Up There in the Sky! Is It a Bird? Is It a Plane? No, It’s … Bacon!
I’ve been out of school for 35 years now, but while my work world runs straight through the calendar, I’ve never stopped thinking of summer as “vacation.” It’s strange how the languor of having the warm months off continues to linger. Nothing seems quite as serious in summer — or should I say “cirrus”? These are days for lying on one’s back in long grass and staring up at the sky. I’m evidently not the only one who thinks so, judging by last Friday’s Wall Street Journal article about an increase in worldwide interest in clouds.
Not nuclear clouds. Not clouds of suspicion. Just … clouds. Surely you, too, have noticed your friends posting photos of cloud formations on Twitter and Facebook? Just last weekend, one of my office colleagues put up a lovely shot of a lowering front hanging over Center City, taken from our offices on the 36th floor.

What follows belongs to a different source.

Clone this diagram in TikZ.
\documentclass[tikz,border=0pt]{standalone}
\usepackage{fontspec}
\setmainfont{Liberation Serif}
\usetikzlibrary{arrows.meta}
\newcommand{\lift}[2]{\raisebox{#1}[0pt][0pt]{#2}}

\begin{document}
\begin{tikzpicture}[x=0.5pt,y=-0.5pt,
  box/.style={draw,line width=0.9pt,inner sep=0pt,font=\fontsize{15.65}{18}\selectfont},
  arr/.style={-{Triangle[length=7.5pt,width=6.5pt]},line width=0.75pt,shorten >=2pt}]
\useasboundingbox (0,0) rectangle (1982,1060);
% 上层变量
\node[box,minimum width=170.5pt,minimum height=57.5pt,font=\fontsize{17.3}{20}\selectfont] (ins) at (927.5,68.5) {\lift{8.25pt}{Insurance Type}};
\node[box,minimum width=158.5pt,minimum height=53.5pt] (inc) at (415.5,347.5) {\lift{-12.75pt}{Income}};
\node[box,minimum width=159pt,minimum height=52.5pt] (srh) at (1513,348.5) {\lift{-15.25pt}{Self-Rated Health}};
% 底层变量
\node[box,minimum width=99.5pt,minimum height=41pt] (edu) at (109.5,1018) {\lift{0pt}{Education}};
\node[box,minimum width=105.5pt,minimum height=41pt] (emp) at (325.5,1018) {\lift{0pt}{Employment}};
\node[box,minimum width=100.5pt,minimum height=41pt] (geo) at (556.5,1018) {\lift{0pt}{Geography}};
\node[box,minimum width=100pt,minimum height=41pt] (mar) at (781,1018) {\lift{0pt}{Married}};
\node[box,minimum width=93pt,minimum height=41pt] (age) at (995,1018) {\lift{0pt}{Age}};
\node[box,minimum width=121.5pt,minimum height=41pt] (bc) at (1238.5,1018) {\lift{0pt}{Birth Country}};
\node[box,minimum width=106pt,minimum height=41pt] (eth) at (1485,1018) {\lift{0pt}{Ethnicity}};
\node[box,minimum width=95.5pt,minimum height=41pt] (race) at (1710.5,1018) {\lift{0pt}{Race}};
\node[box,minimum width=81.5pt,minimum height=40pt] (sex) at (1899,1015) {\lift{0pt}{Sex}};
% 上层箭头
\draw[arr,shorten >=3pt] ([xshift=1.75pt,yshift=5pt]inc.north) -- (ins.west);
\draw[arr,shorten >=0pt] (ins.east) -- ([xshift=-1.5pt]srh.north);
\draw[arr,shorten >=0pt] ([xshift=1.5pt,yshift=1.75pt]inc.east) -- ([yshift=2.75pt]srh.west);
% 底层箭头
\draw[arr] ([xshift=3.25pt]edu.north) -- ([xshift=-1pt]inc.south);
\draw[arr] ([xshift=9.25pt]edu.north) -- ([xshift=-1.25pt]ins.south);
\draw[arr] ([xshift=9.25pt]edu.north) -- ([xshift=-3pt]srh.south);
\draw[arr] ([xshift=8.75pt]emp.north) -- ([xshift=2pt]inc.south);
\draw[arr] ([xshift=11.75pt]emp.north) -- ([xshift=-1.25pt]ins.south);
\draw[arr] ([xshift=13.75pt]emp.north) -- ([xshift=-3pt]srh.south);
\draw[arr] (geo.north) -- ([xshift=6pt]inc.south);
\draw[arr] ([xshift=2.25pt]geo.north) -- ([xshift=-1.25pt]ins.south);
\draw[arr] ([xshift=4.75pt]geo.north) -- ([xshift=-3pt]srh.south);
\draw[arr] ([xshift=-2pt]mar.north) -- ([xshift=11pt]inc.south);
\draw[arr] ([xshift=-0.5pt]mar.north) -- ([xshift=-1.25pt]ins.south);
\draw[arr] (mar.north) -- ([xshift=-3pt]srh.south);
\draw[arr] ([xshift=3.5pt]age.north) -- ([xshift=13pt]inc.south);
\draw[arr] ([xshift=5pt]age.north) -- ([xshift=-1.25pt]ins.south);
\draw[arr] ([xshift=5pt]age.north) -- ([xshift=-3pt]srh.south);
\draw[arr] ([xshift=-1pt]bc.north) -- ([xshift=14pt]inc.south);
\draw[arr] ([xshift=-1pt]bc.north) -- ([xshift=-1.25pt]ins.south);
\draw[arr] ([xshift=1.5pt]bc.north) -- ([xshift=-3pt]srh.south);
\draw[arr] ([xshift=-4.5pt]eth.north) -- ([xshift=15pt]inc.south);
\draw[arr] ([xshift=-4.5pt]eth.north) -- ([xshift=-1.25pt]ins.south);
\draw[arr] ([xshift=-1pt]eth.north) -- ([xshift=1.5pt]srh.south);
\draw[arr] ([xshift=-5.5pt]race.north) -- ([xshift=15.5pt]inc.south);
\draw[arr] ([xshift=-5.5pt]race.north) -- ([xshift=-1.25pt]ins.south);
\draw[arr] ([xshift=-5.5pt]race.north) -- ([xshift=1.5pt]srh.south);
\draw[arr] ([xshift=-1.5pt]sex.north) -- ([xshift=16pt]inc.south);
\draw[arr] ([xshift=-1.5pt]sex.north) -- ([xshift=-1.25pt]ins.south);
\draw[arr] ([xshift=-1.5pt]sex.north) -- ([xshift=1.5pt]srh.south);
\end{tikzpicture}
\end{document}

It seems a quaint and harmless diversion, cloud-gazing, doesn’t it? A pastime that links us to our ancestors standing on hilltops in Greece or Kenya or Mongolia, one eye on a flock of sheep and the other on the heavens above. See there! A cloud that looks like Lincoln! A baby elephant! A gun! Oooh, a slideshow of the 30 Creepiest Clouds Ever Seen! (That does NOT look anything like Marlon Brando, guys.) Holy Hannah, the Cloud Appreciation Society — the subject of the Wall Street Journal piece, sort of — has an entire gallery of “Clouds That Look Like Things”!
But all is not marshmallow fluffiness in the world of clouds, friends. You may not have been aware of this, but among the charges of the United Nations is deciding on official cloud types. In fact, it publishes the International Cloud Atlas, the world’s definitive cloud guide. And members of the Cloud Appreciation Society who believe they’ve found a new category are lobbying to have it added to the canon.

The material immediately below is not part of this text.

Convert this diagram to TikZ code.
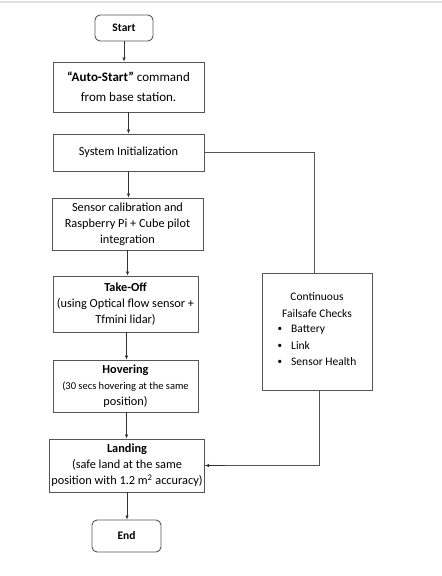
\documentclass[tikz,border=0pt]{standalone}
\usepackage{fontspec}
\setmainfont{Carlito}
\usetikzlibrary{arrows.meta}

\definecolor{boxline}{HTML}{555555}
\tikzset{
  stepbox/.style={draw=boxline, line width=0.9pt, align=center, inner sep=2pt,
    font=\fontsize{12.3}{16}\selectfont},
  termbox/.style={stepbox, rounded corners=5pt, font=\bfseries\fontsize{11.5}{14}\selectfont},
  flow/.style={draw=black!80, line width=0.7pt, -{Latex[length=4pt,width=3.5pt]}},
  link/.style={draw=boxline, line width=0.9pt}
}
\newcommand{\checkitem}[1]{\raisebox{1pt}{\scalebox{0.8}{\textbullet}}\hspace{9pt}#1}

\begin{document}
\begin{tikzpicture}[x=1pt,y=-1pt]
  \useasboundingbox[fill=white] (0,0) rectangle (442,576);
  \draw[black!12, line width=1.5pt] (0,2) -- (442,2);

  \node[termbox, minimum width=58, minimum height=26] (start) at (124,28) {Start};
  \node[stepbox, minimum width=151, minimum height=50, font=\fontsize{13}{20}\selectfont]
    (auto) at (128.5,87) {\textbf{“Auto-Start”} command\\from base station.};
  \node[stepbox, minimum width=151, minimum height=37] (init) at (128.5,152.5) {System Initialization};
  \node[stepbox, minimum width=151, minimum height=52] (calib) at (127.5,224)
    {Sensor calibration and\\Raspberry Pi + Cube pilot\\integration};
  \node[stepbox, minimum width=145, minimum height=56] (takeoff) at (125.5,304)
    {\textbf{Take-Off}\\(using Optical flow sensor +\\Tfmini lidar)};
  \node[stepbox, minimum width=145, minimum height=52] (hover) at (125.5,386)
    {\textbf{Hovering}\\\fontsize{10.5}{15}\selectfont (30 secs hovering at the same\\position)};
  \node[stepbox, minimum width=148, minimum height=53] (land) at (127,465.5)
    {\textbf{Landing}\\(safe land at the same\\position with 1.2 m\textsuperscript{2} accuracy)};
  \node[termbox, minimum width=69, minimum height=32] (end) at (126.5,536) {End};

  % failsafe checks, fed from initialization and back into landing
  \node[stepbox, minimum width=110, minimum height=117, font=\fontsize{11.5}{16.4}\selectfont]
    (fail) at (317,331.5) {Continuous\\Failsafe Checks\\[3pt]
      \begin{tabular}{@{}l@{}}\checkitem{Battery}\\\checkitem{Link}\\
      \checkitem{Sensor Health}\end{tabular}};

  \draw[flow] (start.south) -- (start.south |- auto.north);
  \draw[flow] (auto.south) -- (auto.south |- init.north);
  \draw[flow] (init.south) -- (init.south |- calib.north);
  \draw[flow] (calib.south) -- (calib.south |- takeoff.north);
  \draw[flow] ([xshift=1]takeoff.south) -- ([xshift=1]takeoff.south |- hover.north);
  \draw[flow] ([xshift=1]hover.south) -- ([xshift=1]hover.south |- land.north);
  \draw[flow] (land.south) -- (land.south |- end.north);

  \draw[link] (init.east) -| ([xshift=-3]fail.north);
  \draw[link] ([xshift=2]fail.south) |- (land.east);
  \draw[flow] ([xshift=20]land.east) -- (land.east);

\end{tikzpicture}
\end{document}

This may seem nothing but a will-o’-the-wisp to you, but it’s been more than 50 years since the last addition to the U.N.’s cloud categories. And the organization is concerned that the hordes of amateurs posting — and labeling, ofttimes incorrectly — their cloud photos online threaten mass confusion. “There is a risk,” the WSJ quotes Roger Atkinson of the World Meteorological Organization — the branch of the U.N. that functions as official cloud-keeper — as saying. “If people start using their own images and definitions, we lose the global standardization.” It simply won’t do to have every Tom, Dick and Harry willy-nilly deeming this cloud a nimbus and this a capillatus without clearly understanding cloud parameters. Order must be maintained!
The cloud type that Gavin Pretor-Pinney, founder of the Cloud Appreciation Society — his daughter’s middle name is “Cirrus” — wants added to the International Cloud Atlas looks like “turbulent water,” he says, and so he’s calling it undulatus asperatus, or “roughened wave.” The U.N. group has agreed to have a task team review his proposal, though it says there are no guarantees.
But hey, it’s summer, so there’s room in the Wall Street Journal for a story on clouds, as well as for one on the Haight-Ashbury district in San Francisco, where people have also been gazing up into the air — only they’ve been asking, “What’s that smell?” It seems that neighbors of a popular restaurant called Bacon Bacon, which specializes in — duh — bacon, managed to get the joint shut down because of the constant haze of bacon scent in the air.
“But,” you say. “I love the smell of bacon.” Who doesn’t love the smell of bacon? David Nevins, for one, who says the smell of Bacon Bacon’s bacon isn’t that lovely warm bacon-y aroma everybody loves, but instead an acrid and disgusting smell. He and his wife Inge are among those who’ve complained about Bacon Bacon, which until its forcible shuttering served grilled cheese sandwiches with bacon jam and “bouquets” of bacon strips, plowing through some 300 pounds of fatback each week. The closure came when city officials said the restaurant lacked a requisite permit; outraged fans of the spot, including 24-year-old Nick Barnes, who has its logo tattooed on his wrist, are flaming the bacon-haters on Facebook and Twitter. Three thousand of them have signed a petition of support; there are T-shirts and placards that read, “Really? You complained to the cops that you smelled bacon?”
It’s a perfect summer story, as wispy and silly as a cloud and especially apropos because this morning, I picked the first two ripe tomatoes of the season from my garden. Tonight I’ll be frying up some bacon, slathering some mayo (Hellman’s, of course) on slices of white bread (just this once, not the usual whole-grain), and serving BLTs. If my neighbors complain, I’ll distract them by pointing up into the sky and saying, “Hey! That cloud looks just like Jesus!”